** Start of Supplied material **

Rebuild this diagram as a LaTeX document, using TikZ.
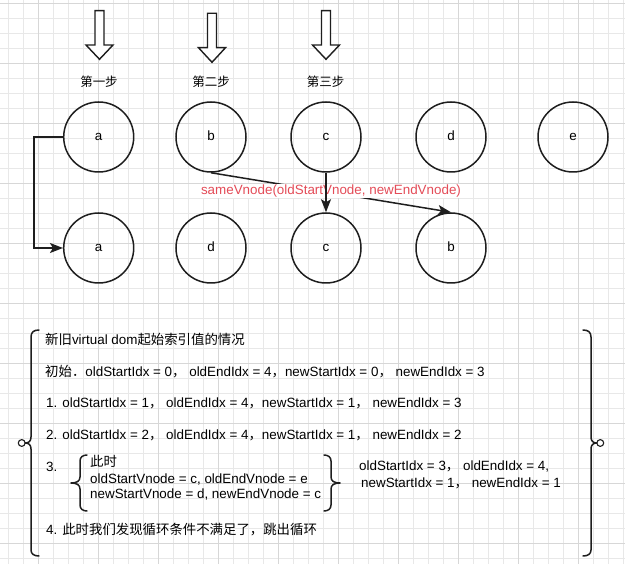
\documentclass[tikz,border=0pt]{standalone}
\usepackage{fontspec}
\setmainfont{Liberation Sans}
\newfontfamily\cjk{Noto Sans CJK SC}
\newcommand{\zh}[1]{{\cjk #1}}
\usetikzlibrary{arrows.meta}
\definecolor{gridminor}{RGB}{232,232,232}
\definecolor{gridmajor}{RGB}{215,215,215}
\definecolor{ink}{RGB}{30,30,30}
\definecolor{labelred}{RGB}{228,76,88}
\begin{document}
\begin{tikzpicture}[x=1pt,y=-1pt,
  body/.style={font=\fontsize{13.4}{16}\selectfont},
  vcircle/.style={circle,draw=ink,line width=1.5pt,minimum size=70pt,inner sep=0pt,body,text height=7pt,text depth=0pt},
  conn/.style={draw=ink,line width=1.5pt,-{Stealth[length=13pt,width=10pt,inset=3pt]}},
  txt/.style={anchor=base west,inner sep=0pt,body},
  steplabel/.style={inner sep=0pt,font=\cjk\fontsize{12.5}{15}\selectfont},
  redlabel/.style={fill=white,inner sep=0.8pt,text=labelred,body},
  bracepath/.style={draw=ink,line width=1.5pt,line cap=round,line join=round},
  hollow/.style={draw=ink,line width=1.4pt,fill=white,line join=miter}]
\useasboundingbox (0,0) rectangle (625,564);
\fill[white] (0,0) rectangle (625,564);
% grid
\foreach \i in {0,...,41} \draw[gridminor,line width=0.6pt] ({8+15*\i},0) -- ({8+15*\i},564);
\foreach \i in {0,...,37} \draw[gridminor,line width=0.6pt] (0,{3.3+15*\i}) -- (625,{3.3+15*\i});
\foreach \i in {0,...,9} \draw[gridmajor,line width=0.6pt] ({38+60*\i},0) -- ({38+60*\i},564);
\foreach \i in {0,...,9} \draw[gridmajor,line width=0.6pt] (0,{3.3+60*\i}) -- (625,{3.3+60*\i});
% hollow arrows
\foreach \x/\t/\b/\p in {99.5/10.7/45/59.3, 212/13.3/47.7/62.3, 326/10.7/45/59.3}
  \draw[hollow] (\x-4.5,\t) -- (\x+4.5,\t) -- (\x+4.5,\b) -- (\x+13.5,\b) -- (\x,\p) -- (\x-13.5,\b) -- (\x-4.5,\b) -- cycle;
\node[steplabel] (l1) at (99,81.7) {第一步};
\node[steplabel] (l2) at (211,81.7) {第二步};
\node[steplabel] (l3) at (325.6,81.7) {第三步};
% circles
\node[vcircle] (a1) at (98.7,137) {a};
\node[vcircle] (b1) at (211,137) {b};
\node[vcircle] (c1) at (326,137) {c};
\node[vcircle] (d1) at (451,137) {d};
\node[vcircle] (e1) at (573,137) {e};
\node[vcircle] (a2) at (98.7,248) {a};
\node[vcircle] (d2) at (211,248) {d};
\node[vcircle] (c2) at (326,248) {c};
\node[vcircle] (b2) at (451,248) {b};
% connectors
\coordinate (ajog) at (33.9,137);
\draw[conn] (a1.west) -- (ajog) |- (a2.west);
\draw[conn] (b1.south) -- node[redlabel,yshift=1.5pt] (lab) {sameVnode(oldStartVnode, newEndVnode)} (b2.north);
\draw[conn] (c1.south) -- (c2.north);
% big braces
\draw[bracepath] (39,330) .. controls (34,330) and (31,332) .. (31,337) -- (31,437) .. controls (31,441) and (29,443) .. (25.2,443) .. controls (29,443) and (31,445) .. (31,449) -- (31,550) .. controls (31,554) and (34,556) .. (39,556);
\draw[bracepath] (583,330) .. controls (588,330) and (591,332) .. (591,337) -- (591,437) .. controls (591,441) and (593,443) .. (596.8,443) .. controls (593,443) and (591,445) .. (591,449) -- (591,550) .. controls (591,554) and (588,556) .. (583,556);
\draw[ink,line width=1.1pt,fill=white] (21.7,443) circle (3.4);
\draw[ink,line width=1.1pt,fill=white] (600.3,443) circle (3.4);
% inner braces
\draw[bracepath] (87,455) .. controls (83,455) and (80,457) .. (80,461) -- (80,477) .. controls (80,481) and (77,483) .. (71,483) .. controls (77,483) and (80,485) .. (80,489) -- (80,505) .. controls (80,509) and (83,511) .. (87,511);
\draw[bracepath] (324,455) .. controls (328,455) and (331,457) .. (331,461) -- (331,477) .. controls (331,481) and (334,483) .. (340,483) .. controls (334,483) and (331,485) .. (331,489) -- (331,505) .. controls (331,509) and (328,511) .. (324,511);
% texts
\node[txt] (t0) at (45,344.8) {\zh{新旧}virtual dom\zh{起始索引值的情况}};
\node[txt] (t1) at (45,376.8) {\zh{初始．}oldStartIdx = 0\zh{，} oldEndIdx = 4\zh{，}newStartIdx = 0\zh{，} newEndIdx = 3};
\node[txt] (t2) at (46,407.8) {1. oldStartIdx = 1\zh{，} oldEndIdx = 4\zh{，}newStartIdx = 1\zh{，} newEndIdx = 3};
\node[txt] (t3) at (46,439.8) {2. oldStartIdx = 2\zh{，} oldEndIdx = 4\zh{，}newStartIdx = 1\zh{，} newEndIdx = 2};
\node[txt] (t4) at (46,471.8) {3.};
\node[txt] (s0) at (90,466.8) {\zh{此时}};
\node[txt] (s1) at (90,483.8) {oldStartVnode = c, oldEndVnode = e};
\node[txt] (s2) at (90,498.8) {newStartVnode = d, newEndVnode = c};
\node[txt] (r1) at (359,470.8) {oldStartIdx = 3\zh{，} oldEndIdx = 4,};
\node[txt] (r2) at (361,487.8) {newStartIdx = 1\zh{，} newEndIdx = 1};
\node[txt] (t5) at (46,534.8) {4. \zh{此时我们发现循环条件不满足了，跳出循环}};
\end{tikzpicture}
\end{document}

** End of Supplied material **

What to do => Quote the preceding listing precisely and completely, omitting its images.

Completed task =>
Rebuild this diagram as a LaTeX document, using TikZ.
\documentclass[tikz,border=0pt]{standalone}
\usepackage{fontspec}
\setmainfont{Liberation Sans}
\newfontfamily\cjk{Noto Sans CJK SC}
\newcommand{\zh}[1]{{\cjk #1}}
\usetikzlibrary{arrows.meta}
\definecolor{gridminor}{RGB}{232,232,232}
\definecolor{gridmajor}{RGB}{215,215,215}
\definecolor{ink}{RGB}{30,30,30}
\definecolor{labelred}{RGB}{228,76,88}
\begin{document}
\begin{tikzpicture}[x=1pt,y=-1pt,
  body/.style={font=\fontsize{13.4}{16}\selectfont},
  vcircle/.style={circle,draw=ink,line width=1.5pt,minimum size=70pt,inner sep=0pt,body,text height=7pt,text depth=0pt},
  conn/.style={draw=ink,line width=1.5pt,-{Stealth[length=13pt,width=10pt,inset=3pt]}},
  txt/.style={anchor=base west,inner sep=0pt,body},
  steplabel/.style={inner sep=0pt,font=\cjk\fontsize{12.5}{15}\selectfont},
  redlabel/.style={fill=white,inner sep=0.8pt,text=labelred,body},
  bracepath/.style={draw=ink,line width=1.5pt,line cap=round,line join=round},
  hollow/.style={draw=ink,line width=1.4pt,fill=white,line join=miter}]
\useasboundingbox (0,0) rectangle (625,564);
\fill[white] (0,0) rectangle (625,564);
% grid
\foreach \i in {0,...,41} \draw[gridminor,line width=0.6pt] ({8+15*\i},0) -- ({8+15*\i},564);
\foreach \i in {0,...,37} \draw[gridminor,line width=0.6pt] (0,{3.3+15*\i}) -- (625,{3.3+15*\i});
\foreach \i in {0,...,9} \draw[gridmajor,line width=0.6pt] ({38+60*\i},0) -- ({38+60*\i},564);
\foreach \i in {0,...,9} \draw[gridmajor,line width=0.6pt] (0,{3.3+60*\i}) -- (625,{3.3+60*\i});
% hollow arrows
\foreach \x/\t/\b/\p in {99.5/10.7/45/59.3, 212/13.3/47.7/62.3, 326/10.7/45/59.3}
  \draw[hollow] (\x-4.5,\t) -- (\x+4.5,\t) -- (\x+4.5,\b) -- (\x+13.5,\b) -- (\x,\p) -- (\x-13.5,\b) -- (\x-4.5,\b) -- cycle;
\node[steplabel] (l1) at (99,81.7) {第一步};
\node[steplabel] (l2) at (211,81.7) {第二步};
\node[steplabel] (l3) at (325.6,81.7) {第三步};
% circles
\node[vcircle] (a1) at (98.7,137) {a};
\node[vcircle] (b1) at (211,137) {b};
\node[vcircle] (c1) at (326,137) {c};
\node[vcircle] (d1) at (451,137) {d};
\node[vcircle] (e1) at (573,137) {e};
\node[vcircle] (a2) at (98.7,248) {a};
\node[vcircle] (d2) at (211,248) {d};
\node[vcircle] (c2) at (326,248) {c};
\node[vcircle] (b2) at (451,248) {b};
% connectors
\coordinate (ajog) at (33.9,137);
\draw[conn] (a1.west) -- (ajog) |- (a2.west);
\draw[conn] (b1.south) -- node[redlabel,yshift=1.5pt] (lab) {sameVnode(oldStartVnode, newEndVnode)} (b2.north);
\draw[conn] (c1.south) -- (c2.north);
% big braces
\draw[bracepath] (39,330) .. controls (34,330) and (31,332) .. (31,337) -- (31,437) .. controls (31,441) and (29,443) .. (25.2,443) .. controls (29,443) and (31,445) .. (31,449) -- (31,550) .. controls (31,554) and (34,556) .. (39,556);
\draw[bracepath] (583,330) .. controls (588,330) and (591,332) .. (591,337) -- (591,437) .. controls (591,441) and (593,443) .. (596.8,443) .. controls (593,443) and (591,445) .. (591,449) -- (591,550) .. controls (591,554) and (588,556) .. (583,556);
\draw[ink,line width=1.1pt,fill=white] (21.7,443) circle (3.4);
\draw[ink,line width=1.1pt,fill=white] (600.3,443) circle (3.4);
% inner braces
\draw[bracepath] (87,455) .. controls (83,455) and (80,457) .. (80,461) -- (80,477) .. controls (80,481) and (77,483) .. (71,483) .. controls (77,483) and (80,485) .. (80,489) -- (80,505) .. controls (80,509) and (83,511) .. (87,511);
\draw[bracepath] (324,455) .. controls (328,455) and (331,457) .. (331,461) -- (331,477) .. controls (331,481) and (334,483) .. (340,483) .. controls (334,483) and (331,485) .. (331,489) -- (331,505) .. controls (331,509) and (328,511) .. (324,511);
% texts
\node[txt] (t0) at (45,344.8) {\zh{新旧}virtual dom\zh{起始索引值的情况}};
\node[txt] (t1) at (45,376.8) {\zh{初始．}oldStartIdx = 0\zh{，} oldEndIdx = 4\zh{，}newStartIdx = 0\zh{，} newEndIdx = 3};
\node[txt] (t2) at (46,407.8) {1. oldStartIdx = 1\zh{，} oldEndIdx = 4\zh{，}newStartIdx = 1\zh{，} newEndIdx = 3};
\node[txt] (t3) at (46,439.8) {2. oldStartIdx = 2\zh{，} oldEndIdx = 4\zh{，}newStartIdx = 1\zh{，} newEndIdx = 2};
\node[txt] (t4) at (46,471.8) {3.};
\node[txt] (s0) at (90,466.8) {\zh{此时}};
\node[txt] (s1) at (90,483.8) {oldStartVnode = c, oldEndVnode = e};
\node[txt] (s2) at (90,498.8) {newStartVnode = d, newEndVnode = c};
\node[txt] (r1) at (359,470.8) {oldStartIdx = 3\zh{，} oldEndIdx = 4,};
\node[txt] (r2) at (361,487.8) {newStartIdx = 1\zh{，} newEndIdx = 1};
\node[txt] (t5) at (46,534.8) {4. \zh{此时我们发现循环条件不满足了，跳出循环}};
\end{tikzpicture}
\end{document}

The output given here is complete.